> DATASET SECTION:
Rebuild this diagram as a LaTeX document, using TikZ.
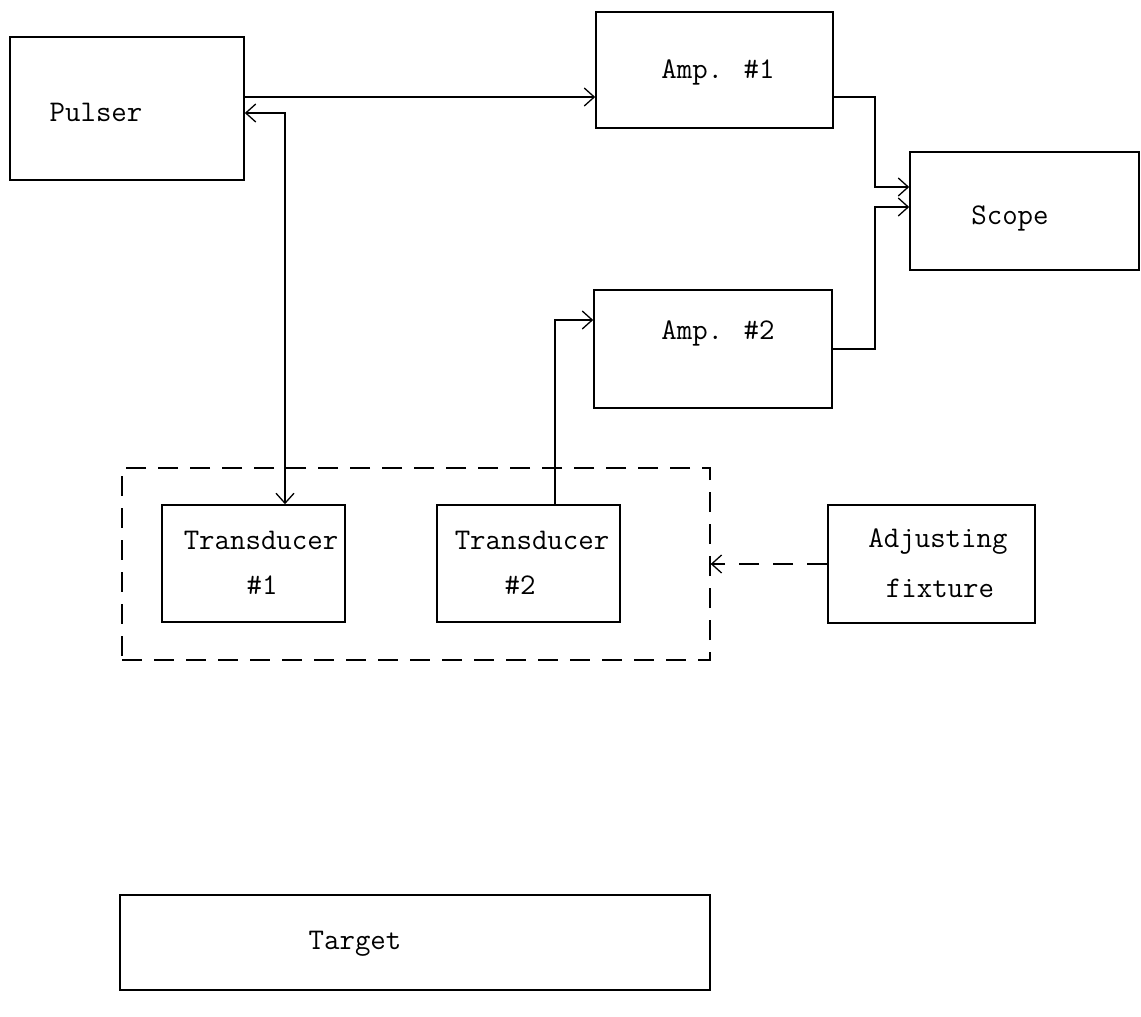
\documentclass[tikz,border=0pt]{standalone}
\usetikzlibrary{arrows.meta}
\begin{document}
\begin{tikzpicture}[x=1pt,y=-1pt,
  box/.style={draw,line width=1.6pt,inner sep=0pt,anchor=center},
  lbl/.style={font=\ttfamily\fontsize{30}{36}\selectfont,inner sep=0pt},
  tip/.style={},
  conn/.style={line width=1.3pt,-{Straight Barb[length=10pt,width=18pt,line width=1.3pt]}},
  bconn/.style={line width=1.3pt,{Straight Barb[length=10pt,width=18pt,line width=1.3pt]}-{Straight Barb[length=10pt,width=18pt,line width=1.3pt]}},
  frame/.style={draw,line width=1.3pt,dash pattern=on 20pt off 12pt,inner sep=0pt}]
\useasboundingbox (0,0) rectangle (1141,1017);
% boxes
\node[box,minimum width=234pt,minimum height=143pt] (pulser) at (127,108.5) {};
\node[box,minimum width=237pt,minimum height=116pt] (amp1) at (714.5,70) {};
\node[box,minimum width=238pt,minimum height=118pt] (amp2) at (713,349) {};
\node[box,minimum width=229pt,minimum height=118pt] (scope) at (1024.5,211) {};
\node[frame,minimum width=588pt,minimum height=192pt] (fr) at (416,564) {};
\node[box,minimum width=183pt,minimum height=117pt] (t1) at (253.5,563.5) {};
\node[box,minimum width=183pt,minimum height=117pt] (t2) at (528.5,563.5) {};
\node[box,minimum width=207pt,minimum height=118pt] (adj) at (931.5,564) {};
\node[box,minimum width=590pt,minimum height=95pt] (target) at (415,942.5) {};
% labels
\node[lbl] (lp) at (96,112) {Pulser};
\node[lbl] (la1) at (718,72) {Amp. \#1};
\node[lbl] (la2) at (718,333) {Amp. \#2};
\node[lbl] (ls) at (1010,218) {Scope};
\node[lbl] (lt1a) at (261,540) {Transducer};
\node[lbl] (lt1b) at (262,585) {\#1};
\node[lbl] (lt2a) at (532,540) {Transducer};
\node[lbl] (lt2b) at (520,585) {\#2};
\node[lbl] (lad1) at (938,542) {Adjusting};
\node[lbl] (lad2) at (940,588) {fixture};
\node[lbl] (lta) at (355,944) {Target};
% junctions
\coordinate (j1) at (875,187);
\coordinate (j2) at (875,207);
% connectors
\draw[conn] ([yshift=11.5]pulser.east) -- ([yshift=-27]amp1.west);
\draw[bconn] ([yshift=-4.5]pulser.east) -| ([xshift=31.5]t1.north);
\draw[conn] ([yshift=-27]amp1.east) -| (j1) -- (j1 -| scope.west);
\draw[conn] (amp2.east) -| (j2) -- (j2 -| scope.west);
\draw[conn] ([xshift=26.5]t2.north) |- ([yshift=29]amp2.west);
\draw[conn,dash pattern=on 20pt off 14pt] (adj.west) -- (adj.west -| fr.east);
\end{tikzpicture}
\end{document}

> PROBLEM STATEMENT: Reproduce the material word for word, minus the images.

> THE ANSWER:
Rebuild this diagram as a LaTeX document, using TikZ.
\documentclass[tikz,border=0pt]{standalone}
\usetikzlibrary{arrows.meta}
\begin{document}
\begin{tikzpicture}[x=1pt,y=-1pt,
  box/.style={draw,line width=1.6pt,inner sep=0pt,anchor=center},
  lbl/.style={font=\ttfamily\fontsize{30}{36}\selectfont,inner sep=0pt},
  tip/.style={},
  conn/.style={line width=1.3pt,-{Straight Barb[length=10pt,width=18pt,line width=1.3pt]}},
  bconn/.style={line width=1.3pt,{Straight Barb[length=10pt,width=18pt,line width=1.3pt]}-{Straight Barb[length=10pt,width=18pt,line width=1.3pt]}},
  frame/.style={draw,line width=1.3pt,dash pattern=on 20pt off 12pt,inner sep=0pt}]
\useasboundingbox (0,0) rectangle (1141,1017);
% boxes
\node[box,minimum width=234pt,minimum height=143pt] (pulser) at (127,108.5) {};
\node[box,minimum width=237pt,minimum height=116pt] (amp1) at (714.5,70) {};
\node[box,minimum width=238pt,minimum height=118pt] (amp2) at (713,349) {};
\node[box,minimum width=229pt,minimum height=118pt] (scope) at (1024.5,211) {};
\node[frame,minimum width=588pt,minimum height=192pt] (fr) at (416,564) {};
\node[box,minimum width=183pt,minimum height=117pt] (t1) at (253.5,563.5) {};
\node[box,minimum width=183pt,minimum height=117pt] (t2) at (528.5,563.5) {};
\node[box,minimum width=207pt,minimum height=118pt] (adj) at (931.5,564) {};
\node[box,minimum width=590pt,minimum height=95pt] (target) at (415,942.5) {};
% labels
\node[lbl] (lp) at (96,112) {Pulser};
\node[lbl] (la1) at (718,72) {Amp. \#1};
\node[lbl] (la2) at (718,333) {Amp. \#2};
\node[lbl] (ls) at (1010,218) {Scope};
\node[lbl] (lt1a) at (261,540) {Transducer};
\node[lbl] (lt1b) at (262,585) {\#1};
\node[lbl] (lt2a) at (532,540) {Transducer};
\node[lbl] (lt2b) at (520,585) {\#2};
\node[lbl] (lad1) at (938,542) {Adjusting};
\node[lbl] (lad2) at (940,588) {fixture};
\node[lbl] (lta) at (355,944) {Target};
% junctions
\coordinate (j1) at (875,187);
\coordinate (j2) at (875,207);
% connectors
\draw[conn] ([yshift=11.5]pulser.east) -- ([yshift=-27]amp1.west);
\draw[bconn] ([yshift=-4.5]pulser.east) -| ([xshift=31.5]t1.north);
\draw[conn] ([yshift=-27]amp1.east) -| (j1) -- (j1 -| scope.west);
\draw[conn] (amp2.east) -| (j2) -- (j2 -| scope.west);
\draw[conn] ([xshift=26.5]t2.north) |- ([yshift=29]amp2.west);
\draw[conn,dash pattern=on 20pt off 14pt] (adj.west) -- (adj.west -| fr.east);
\end{tikzpicture}
\end{document}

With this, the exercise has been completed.